● Job: Return all the entries exactly, keeping pictures out.

[Record excerpts start]

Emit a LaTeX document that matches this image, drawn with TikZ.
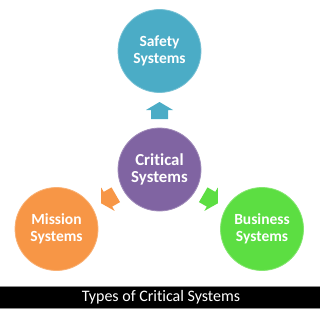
\documentclass[tikz,border=0pt]{standalone}
\usepackage{fontspec}
\setmainfont[Ligatures={NoCommon}]{Carlito}
\usetikzlibrary{calc}
\definecolor{safetycolor}{RGB}{75,172,198}
\definecolor{criticalcolor}{RGB}{128,100,162}
\definecolor{missioncolor}{RGB}{247,150,70}
\definecolor{businesscolor}{RGB}{92,222,66}
\tikzset{
  system/.style={
    circle,
    minimum size=83pt,
    inner sep=0pt,
    align=center,
    text=white,
    font=\fontsize{15.5}{16.5}\selectfont\bfseries,
    line width=0.8pt
  },
  caption bar/.style={
    fill=black,
    draw=black!45,
    line width=0.6pt
  }
}

\begin{document}
\begin{tikzpicture}[x=1pt, y=1pt]

  \useasboundingbox (0,0) rectangle (320,311);

  % The central system and the three kinds around it.
  \node[system, fill=criticalcolor, draw=criticalcolor!75!white,
        font=\fontsize{16.8}{17.5}\selectfont\bfseries]
    (crit) at (159.5,141.5) {Critical\\Systems};
  \node[system, fill=safetycolor, draw=safetycolor!75!white]
    (safety) at (159.5,260) {Safety\\Systems};
  \node[system, fill=missioncolor, draw=missioncolor!75!white]
    (mission) at (56.5,82) {Mission\\Systems};
  \node[system, fill=businesscolor, draw=businesscolor!75!white]
    (business) at (262,82) {Business\\Systems};

  % Block arrows pointing out of the central circle.
  \foreach \ang/\col in {90/safetycolor, 210/missioncolor, 330/businesscolor}{
    \begin{scope}[shift={(crit.center)}, rotate=\ang]
      \fill[\col] (50.5,-8.5) -- (59.5,-8.5) -- (59.5,-13.5) -- (67.5,0)
        -- (59.5,13.5) -- (59.5,8.5) -- (50.5,8.5) -- cycle;
    \end{scope}
  }

  % Caption.
  \draw[caption bar] (-1,3) rectangle (321,25);
  \node[text=white, font=\fontsize{16}{18}\selectfont]
    (caption) at (161,14) {Types of Critical Systems};

\end{tikzpicture}
\end{document}
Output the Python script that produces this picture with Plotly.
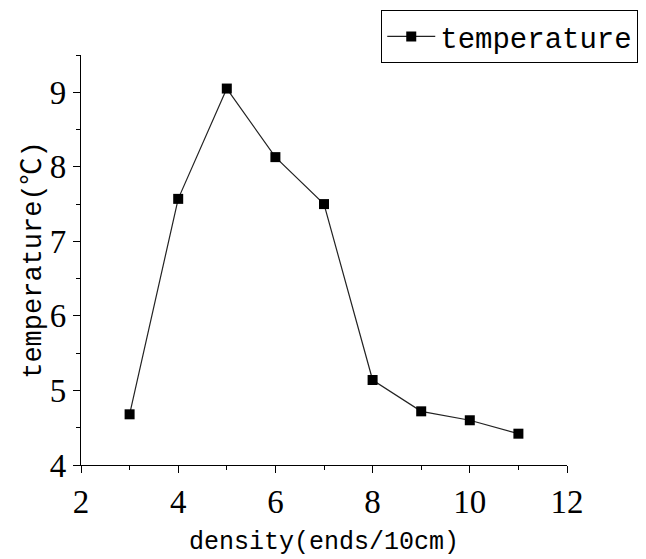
import plotly.graph_objects as go

density = [3, 4, 5, 6, 7, 8, 9, 10, 11]
temperature = [4.68, 7.57, 9.05, 8.13, 7.50, 5.14, 4.72, 4.60, 4.42]
series_name = "temperature"
x_title = "density(ends/10cm)"
y_title = "temperature(℃)"

mono = "Liberation Mono, Noto Sans CJK SC, monospace"
serif = "Liberation Serif, serif"

fig = go.Figure()
fig.add_trace(go.Scatter(
    x=density, y=temperature, mode="lines+markers", name=series_name,
    line=dict(color="#222222", width=1.2),
    marker=dict(symbol="square", size=10, color="black"),
))

fig.update_layout(
    width=646, height=559,
    margin=dict(l=81, r=79, t=55, b=94, autoexpand=False),
    paper_bgcolor="white", plot_bgcolor="white",
    showlegend=True,
    legend=dict(
        xref="container", yref="container",
        x=0.988, y=0.982, xanchor="right", yanchor="top",
        bordercolor="black", borderwidth=1, bgcolor="white",
        font=dict(family=mono, size=29, color="black"),
        itemwidth=48, tracegroupgap=0,
    ),
)
fig.update_xaxes(
    range=[2, 12], dtick=2, tick0=2,
    showline=True, linecolor="black", linewidth=1.3,
    ticks="outside", ticklen=7, tickwidth=1.3, tickcolor="black",
    minor=dict(ticks="outside", dtick=1, ticklen=4, tickwidth=1.3, tickcolor="black"),
    showgrid=False, zeroline=False,
    tickfont=dict(family=serif, size=33, color="black"),
    title=dict(text=x_title, font=dict(family=mono, size=25, color="black"), standoff=12),
)
fig.update_yaxes(
    range=[4, 9.5], dtick=1, tick0=4,
    showline=True, linecolor="black", linewidth=1.3,
    ticks="outside", ticklen=7, tickwidth=1.3, tickcolor="black",
    minor=dict(ticks="outside", dtick=0.5, ticklen=4, tickwidth=1.3, tickcolor="black"),
    showgrid=False, zeroline=False,
    tickfont=dict(family=serif, size=33, color="black"),
    title=dict(text=y_title, font=dict(family=mono, size=27, color="black"), standoff=0),
)

fig.write_html("out.html")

[Record excerpts end]

● Task output:
Emit a LaTeX document that matches this image, drawn with TikZ.
\documentclass[tikz,border=0pt]{standalone}
\usepackage{fontspec}
\setmainfont[Ligatures={NoCommon}]{Carlito}
\usetikzlibrary{calc}
\definecolor{safetycolor}{RGB}{75,172,198}
\definecolor{criticalcolor}{RGB}{128,100,162}
\definecolor{missioncolor}{RGB}{247,150,70}
\definecolor{businesscolor}{RGB}{92,222,66}
\tikzset{
  system/.style={
    circle,
    minimum size=83pt,
    inner sep=0pt,
    align=center,
    text=white,
    font=\fontsize{15.5}{16.5}\selectfont\bfseries,
    line width=0.8pt
  },
  caption bar/.style={
    fill=black,
    draw=black!45,
    line width=0.6pt
  }
}

\begin{document}
\begin{tikzpicture}[x=1pt, y=1pt]

  \useasboundingbox (0,0) rectangle (320,311);

  % The central system and the three kinds around it.
  \node[system, fill=criticalcolor, draw=criticalcolor!75!white,
        font=\fontsize{16.8}{17.5}\selectfont\bfseries]
    (crit) at (159.5,141.5) {Critical\\Systems};
  \node[system, fill=safetycolor, draw=safetycolor!75!white]
    (safety) at (159.5,260) {Safety\\Systems};
  \node[system, fill=missioncolor, draw=missioncolor!75!white]
    (mission) at (56.5,82) {Mission\\Systems};
  \node[system, fill=businesscolor, draw=businesscolor!75!white]
    (business) at (262,82) {Business\\Systems};

  % Block arrows pointing out of the central circle.
  \foreach \ang/\col in {90/safetycolor, 210/missioncolor, 330/businesscolor}{
    \begin{scope}[shift={(crit.center)}, rotate=\ang]
      \fill[\col] (50.5,-8.5) -- (59.5,-8.5) -- (59.5,-13.5) -- (67.5,0)
        -- (59.5,13.5) -- (59.5,8.5) -- (50.5,8.5) -- cycle;
    \end{scope}
  }

  % Caption.
  \draw[caption bar] (-1,3) rectangle (321,25);
  \node[text=white, font=\fontsize{16}{18}\selectfont]
    (caption) at (161,14) {Types of Critical Systems};

\end{tikzpicture}
\end{document}
Output the Python script that produces this picture with Plotly.
import plotly.graph_objects as go

density = [3, 4, 5, 6, 7, 8, 9, 10, 11]
temperature = [4.68, 7.57, 9.05, 8.13, 7.50, 5.14, 4.72, 4.60, 4.42]
series_name = "temperature"
x_title = "density(ends/10cm)"
y_title = "temperature(℃)"

mono = "Liberation Mono, Noto Sans CJK SC, monospace"
serif = "Liberation Serif, serif"

fig = go.Figure()
fig.add_trace(go.Scatter(
    x=density, y=temperature, mode="lines+markers", name=series_name,
    line=dict(color="#222222", width=1.2),
    marker=dict(symbol="square", size=10, color="black"),
))

fig.update_layout(
    width=646, height=559,
    margin=dict(l=81, r=79, t=55, b=94, autoexpand=False),
    paper_bgcolor="white", plot_bgcolor="white",
    showlegend=True,
    legend=dict(
        xref="container", yref="container",
        x=0.988, y=0.982, xanchor="right", yanchor="top",
        bordercolor="black", borderwidth=1, bgcolor="white",
        font=dict(family=mono, size=29, color="black"),
        itemwidth=48, tracegroupgap=0,
    ),
)
fig.update_xaxes(
    range=[2, 12], dtick=2, tick0=2,
    showline=True, linecolor="black", linewidth=1.3,
    ticks="outside", ticklen=7, tickwidth=1.3, tickcolor="black",
    minor=dict(ticks="outside", dtick=1, ticklen=4, tickwidth=1.3, tickcolor="black"),
    showgrid=False, zeroline=False,
    tickfont=dict(family=serif, size=33, color="black"),
    title=dict(text=x_title, font=dict(family=mono, size=25, color="black"), standoff=12),
)
fig.update_yaxes(
    range=[4, 9.5], dtick=1, tick0=4,
    showline=True, linecolor="black", linewidth=1.3,
    ticks="outside", ticklen=7, tickwidth=1.3, tickcolor="black",
    minor=dict(ticks="outside", dtick=0.5, ticklen=4, tickwidth=1.3, tickcolor="black"),
    showgrid=False, zeroline=False,
    tickfont=dict(family=serif, size=33, color="black"),
    title=dict(text=y_title, font=dict(family=mono, size=27, color="black"), standoff=0),
)

fig.write_html("out.html")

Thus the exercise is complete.